TERRY KOSHAN -- Sun Media

, Last Updated: 9:25 AM ET

The dynasty that beat his team twice in the Stanley Cup final in the 1980s or the now-you-see-them, now-you-don't Cup finalists of today's NHL?

Former Philadelphia Flyers general manager Bob Clarke would take the dominance of the Edmonton Oilers, thanks.

"I liked it much better when the Oilers were winning because their standards were so high," Clarke, in town for the annual Conn Smythe dinner to support Easter Seals Ontario, said yesterday. "The rest of us had to get better, and before them it was the Canadiens and the Islanders.

"I wish we had teams now that were good enough to go two, three or four years. The standards of everyone else would have to be raised. If you win the Cup now, players want to make a lot more money. That's where the cap hurts you. When you win now, you have to pay those players and you are not going to be able to pay them all."

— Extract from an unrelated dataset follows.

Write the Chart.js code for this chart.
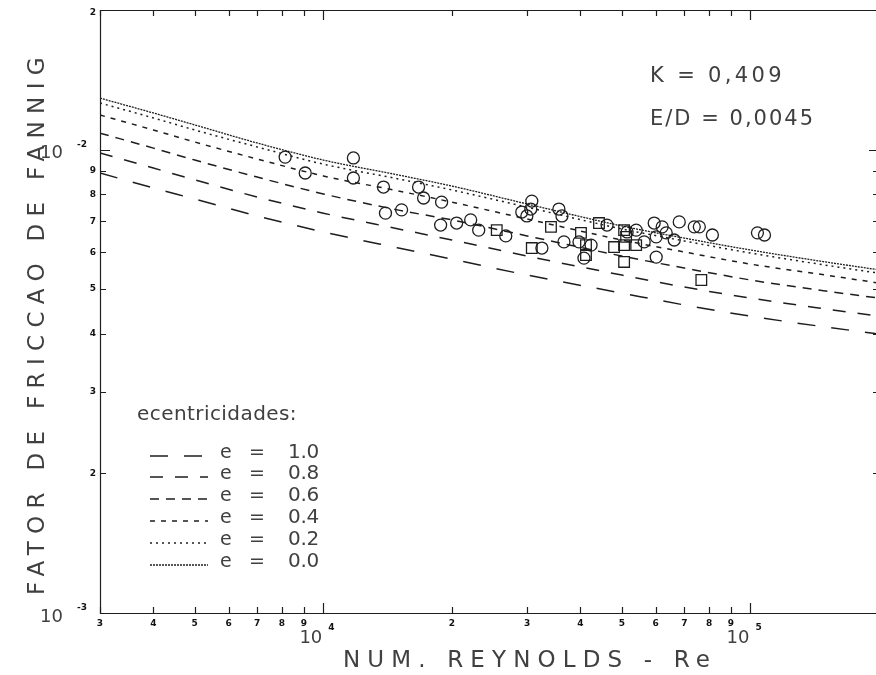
<!DOCTYPE html>
<html><head><meta charset="utf-8">
<script src="https://cdn.jsdelivr.net/npm/chart.js@4/dist/chart.umd.min.js"></script>
<style>
html,body{margin:0;padding:0;overflow:hidden;background:#fff;width:876px;height:675px}
#wrap{position:absolute;left:0;top:0;width:890px;height:675px}
</style></head>
<body><div id="wrap"><canvas id="c" width="890" height="675"></canvas></div>
<script>
// ---- data ----
const reynoldsGrid = [3000,4000,5000,7000,10000,15000,20000,30000,50000,70000,100000,150000,200000];
const fannigE00 = [0.01291,0.01199,0.01130,0.01033,0.00949,0.00881,0.00834,0.00763,0.00684,0.00644,0.00607,0.00572,0.00550];
const fannigE02 = [0.01260,0.01170,0.01102,0.01013,0.00930,0.00864,0.00818,0.00751,0.00674,0.00635,0.00598,0.00563,0.00541];
const fannigE04 = [0.01187,0.01102,0.01038,0.00954,0.00877,0.00814,0.00770,0.00708,0.00638,0.00601,0.00566,0.00536,0.00515];
const fannigE06 = [0.01085,0.01007,0.00949,0.00872,0.00802,0.00740,0.00705,0.00651,0.00589,0.00555,0.00523,0.00495,0.00478];
const fannigE08 = [0.00983,0.00912,0.00860,0.00790,0.00729,0.00674,0.00638,0.00589,0.00536,0.00505,0.00478,0.00453,0.00437];
const fannigE10 = [0.00890,0.00826,0.00782,0.00719,0.00664,0.00613,0.00580,0.00536,0.00490,0.00462,0.00437,0.00414,0.00400];

const circleRe = [8140,11760,9070,11760,13830,16710,17170,18920,13980,15250,18820,20520,22130,23110,26740,
  30770,30600,29150,29960,35610,36200,36590,32490,46160,39680,42350,40760,51440,54010,56400,59520,62140,
  63500,60170,66310,60170,68130,73880,75920,81450,103850,107870];
const circleF = [0.00963,0.00959,0.00890,0.00868,0.00830,0.00830,0.00786,0.00770,0.00729,0.00741,0.00687,0.00694,0.00705,0.00670,0.00651,
  0.00774,0.00744,0.00733,0.00719,0.00744,0.00719,0.00632,0.00613,0.00687,0.00632,0.00622,0.00583,0.00664,0.00670,0.00632,0.00694,0.00681,
  0.00661,0.00648,0.00638,0.00586,0.00698,0.00681,0.00681,0.00654,0.00661,0.00654];
const squareRe = [25470,34120,30770,44200,40110,41210,41210,50610,51160,47950,50610,54010,50610,76740];
const squareF  = [0.00670,0.00681,0.00613,0.00694,0.00661,0.00622,0.00592,0.00670,0.00648,0.00616,0.00622,0.00622,0.00572,0.00523];

const eccentricities = ['1.0','0.8','0.6','0.4','0.2','0.0'];
const xTickValues = [3000,4000,5000,6000,7000,8000,9000,10000,20000,30000,40000,50000,60000,70000,80000,90000,100000,200000];
const xTickLabels = ['3','4','5','6','7','8','9','10^4','2','3','4','5','6','7','8','9','10^5','2'];
const yTickValues = [0.001,0.002,0.003,0.004,0.005,0.006,0.007,0.008,0.009,0.01,0.02];
const yTickLabels = ['10^-3','2','3','4','5','6','7','8','9','10^-2','2'];
const xTitle = 'NUM. REYNOLDS - Re';
const yTitle = 'FATOR DE FRICCAO DE FANNIG';
const noteLines = ['K = 0,409','E/D = 0,0045'];
const legendTitle = 'ecentricidades:';

// ---- chart ----
const INK = '#1e1e1e';
const TXT = '#404040';
const FONT = "'DejaVu Sans', 'Liberation Sans', sans-serif";
const pts = (xs, ys) => xs.map((x, i) => ({x, y: ys[i]}));
const curveStyle = {
  '0.0': {dash: [2, 1], w: 1.3},
  '0.2': {dash: [2, 4], w: 1.5},
  '0.4': {dash: [5, 6], w: 1.5},
  '0.6': {dash: [9, 7], w: 1.5},
  '0.8': {dash: [13, 12], w: 1.5},
  '1.0': {dash: [18, 16], w: 1.5}
};
const curveData = {'0.0': fannigE00, '0.2': fannigE02, '0.4': fannigE04, '0.6': fannigE06, '0.8': fannigE08, '1.0': fannigE10};
const lineSets = ['0.0','0.2','0.4','0.6','0.8','1.0'].map(e => ({
  label: 'e = ' + e, ecc: e,
  data: pts(reynoldsGrid, curveData[e]),
  showLine: true, pointRadius: 0, borderColor: INK, borderWidth: curveStyle[e].w,
  borderDash: curveStyle[e].dash, cubicInterpolationMode: 'monotone', fill: false
}));

function fitText(ctx, text, x, y, width, font) {
  ctx.font = font; ctx.letterSpacing = '0px';
  const w = ctx.measureText(text).width;
  const n = [...text].length;
  const sp = (width - w) / n;
  ctx.letterSpacing = sp.toFixed(2) + 'px';
  ctx.textAlign = 'left';
  ctx.fillText(text, x, y);
  ctx.letterSpacing = '0px';
}

const decoPlugin = {
  id: 'deco',
  afterDraw(chart) {
    const ctx = chart.ctx, a = chart.chartArea, xs = chart.scales.x, ys = chart.scales.y;
    ctx.save();
    ctx.strokeStyle = INK; ctx.lineWidth = 1.2; ctx.setLineDash([]);
    ctx.beginPath();
    ctx.moveTo(a.left + 0.5, a.top); ctx.lineTo(a.left + 0.5, a.bottom + 0.5); ctx.lineTo(a.right, a.bottom + 0.5);
    ctx.moveTo(a.left, a.top + 0.5); ctx.lineTo(a.right, a.top + 0.5);
    ctx.moveTo(a.right - 0.5, a.top); ctx.lineTo(a.right - 0.5, a.bottom);
    ctx.stroke();
    // ticks (inward on all sides)
    xTickValues.forEach((v, i) => {
      const px = Math.round(xs.getPixelForValue(v)) + 0.5;
      const L = xTickLabels[i].includes('^') ? 10 : 6;
      ctx.beginPath();
      ctx.moveTo(px, a.bottom); ctx.lineTo(px, a.bottom - L);
      ctx.moveTo(px, a.top); ctx.lineTo(px, a.top + L);
      ctx.stroke();
    });
    yTickValues.forEach((v, i) => {
      const py = Math.round(ys.getPixelForValue(v)) + 0.5;
      const L = yTickLabels[i].includes('^') ? 10 : 6;
      ctx.beginPath();
      ctx.moveTo(a.left, py); ctx.lineTo(a.left + L, py);
      ctx.moveTo(a.right, py); ctx.lineTo(a.right - L, py);
      ctx.stroke();
    });
    // tick labels
    ctx.textBaseline = 'middle';
    xTickValues.forEach((v, i) => {
      const px = xs.getPixelForValue(v);
      const lab = xTickLabels[i];
      if (lab.includes('^')) {
        const [b, e] = lab.split('^');
        ctx.font = '18px ' + FONT; ctx.fillStyle = TXT; ctx.textAlign = 'right';
        ctx.fillText(b, px - 1, a.bottom + 25);
        ctx.font = 'bold 9px ' + FONT; ctx.fillStyle = '#111'; ctx.textAlign = 'left';
        ctx.fillText(e, px + 5, a.bottom + 15);
      } else {
        ctx.font = 'bold 9px ' + FONT; ctx.fillStyle = '#111'; ctx.textAlign = 'center';
        ctx.fillText(lab, px, a.bottom + 11);
      }
    });
    yTickValues.forEach((v, i) => {
      const py = ys.getPixelForValue(v);
      const lab = yTickLabels[i];
      if (lab.includes('^')) {
        const [b, e] = lab.split('^');
        ctx.font = '18px ' + FONT; ctx.fillStyle = TXT; ctx.textAlign = 'right';
        ctx.fillText(b, 63, py + 4);
        ctx.font = 'bold 9px ' + FONT; ctx.fillStyle = '#111'; ctx.textAlign = 'left';
        ctx.fillText(e, 77, py - 5);
      } else {
        ctx.font = 'bold 9px ' + FONT; ctx.fillStyle = '#111'; ctx.textAlign = 'right';
        ctx.fillText(lab, a.left - 4, py + (i === yTickValues.length - 1 ? 3 : 0));
      }
    });
    // axis titles
    ctx.fillStyle = TXT; ctx.textBaseline = 'alphabetic';
    fitText(ctx, xTitle, 343, 667, 374, '23px ' + FONT);
    ctx.save();
    ctx.translate(44, 595); ctx.rotate(-Math.PI / 2);
    fitText(ctx, yTitle, 0, 0, 545, '23px ' + FONT);
    ctx.restore();
    // notes
    fitText(ctx, noteLines[0], 650, 82, 135, '21px ' + FONT);
    fitText(ctx, noteLines[1], 650, 125, 165, '21px ' + FONT);
    // legend
    fitText(ctx, legendTitle, 137, 420, 160, '20px ' + FONT);
    const rowsY = [453, 474, 496, 518, 540, 562];
    eccentricities.forEach((e, i) => {
      const ds = lineSets.find(d => d.ecc === e);
      const y = rowsY[i];
      ctx.strokeStyle = INK; ctx.lineWidth = ds.borderWidth; ctx.setLineDash(ds.borderDash);
      ctx.beginPath(); ctx.moveTo(150, y + 3); ctx.lineTo(208, y + 3); ctx.stroke();
      ctx.setLineDash([]);
      ctx.fillStyle = TXT; ctx.textBaseline = 'middle';
      ctx.font = '19px ' + FONT; ctx.textAlign = 'left';
      ctx.fillText('e', 220, y);
      ctx.fillText('=', 249, y);
      fitText(ctx, e, 288, y, 31, '20px ' + FONT);
    });
    ctx.restore();
  }
};

new Chart(document.getElementById('c'), {
  type: 'scatter',
  data: {
    datasets: [
      ...lineSets,
      {label: 'circulos', data: pts(circleRe, circleF), pointStyle: 'circle', pointRadius: 6,
        borderColor: INK, borderWidth: 1.3, backgroundColor: 'rgba(0,0,0,0)', showLine: false},
      {label: 'quadrados', data: pts(squareRe, squareF), pointStyle: 'rect', pointRadius: 7.5,
        borderColor: INK, borderWidth: 1.3, backgroundColor: 'rgba(0,0,0,0)', showLine: false}
    ]
  },
  options: {
    responsive: false, animation: false, devicePixelRatio: 1,
    layout: {padding: {left: 100, right: 11, top: 10, bottom: 62}},
    plugins: {legend: {display: false}, tooltip: {enabled: false}},
    scales: {
      x: {type: 'logarithmic', min: 3000, max: 200000, display: false},
      y: {type: 'logarithmic', min: 0.001, max: 0.02, display: false}
    }
  },
  plugins: [decoPlugin]
});
</script>
</body></html>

Clarke ran the show in Philly as Flyers GM from 1984-1990 and again from 1994-2006, but never was able to sip from Lord Stanley's mug, which he did two times in 15 seasons when he wore the Flyers' black and orange.

Now a senior vice-president with the Flyers, the 58-year-old Clarke jokingly said he is nothing more than a professional fan, talking hockey during the day with Flyers GM Paul Holmgren and having no worries when he goes to bed at night.

Clarke never had a problem speaking his mind, and the NHL is a lesser place without the benefit of Clarke's savvy nature on a daily basis. He resigned as Flyers GM in October of 2006.

Does Clarke, who also was the GM of the Minnesota North Stars and Florida Panthers for short periods, want to be a GM again? Perhaps with the Maple Leafs, who have Cliff Fletcher in that role on an interim basis while the organization searches for a new boss?

Though Clarke said he misses some of the exciting times of the job -- the trade deadline, the draft, free agency in the summer -- he is happy.

"The job is Cliff's and I leave it in his hands," Clarke said. "Toronto is the mecca of not only the NHL, but maybe hockey in the world. It would be a prime GM's job, but there is a lot of abuse that comes with it.

"I'm not sure anymore (whether he wants to be work again as a GM). The longer you are out, the harder it gets to say I am ready to go back."